The collapse follows a pattern that has repeated across every mobile-first, “accessible to everyone” crypto project that launched with a large registered user base but thin on-chain utility. The pitch was always the same: frictionless onboarding, mining via phone, mass adoption as the wedge. What it produced was a heavily diluted supply, 10.64 billion PI/USDT tokens in circulation, absorbed by a market with $12 million in daily volume. For context, that circulating supply figure is larger than Dogecoin’s at comparable price levels, and Dogecoin at least had exchange liquidity and meme momentum working in its favor during its 2021 peak. Pi had neither in sufficient quantity. The OKX listing expanded US access, and the Pi Core Team announced the App Studio integration with AI-generated app imports from Replit and Cursor as ecosystem acceleration, but neither development moved the demand needle in a way that showed up in price or volume.

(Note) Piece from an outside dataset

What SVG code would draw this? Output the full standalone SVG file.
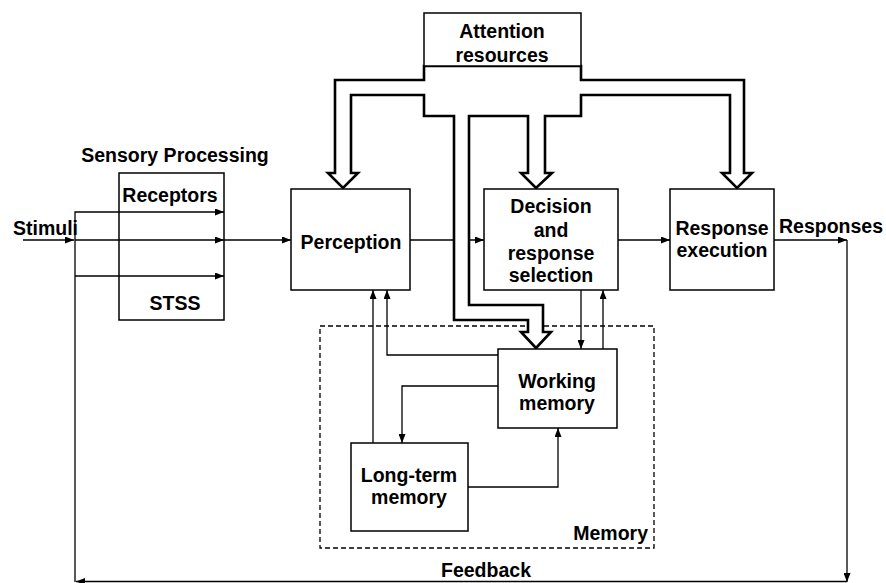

A $1.37 billion market cap at $0.1284 still prices in a future that the on-chain activity does not yet support.
The broader implication is about the “ecosystem development” narrative as a price catalyst. Protocol upgrades and developer tooling matter, but they matter when there is already evidence of transaction volume, fee revenue, or application retention. The May 27 and May 30 announcements generated social engagement but no visible floor in price, which says something about where actual conviction sits among holders versus observers. With the Fear and Greed Index at 29 and RSI hovering just above oversold on the daily chart, the token is in the zone where short-term bounces happen, but the structure of lower highs and lower lows since February has not broken.
The forward question is not whether Pi can recover to prior highs. It is whether the App Studio tooling generates enough developer activity to produce measurable on-chain usage before the remaining holder base loses patience entirely. Without that, the next technical support at $0.12 is a number, not a floor.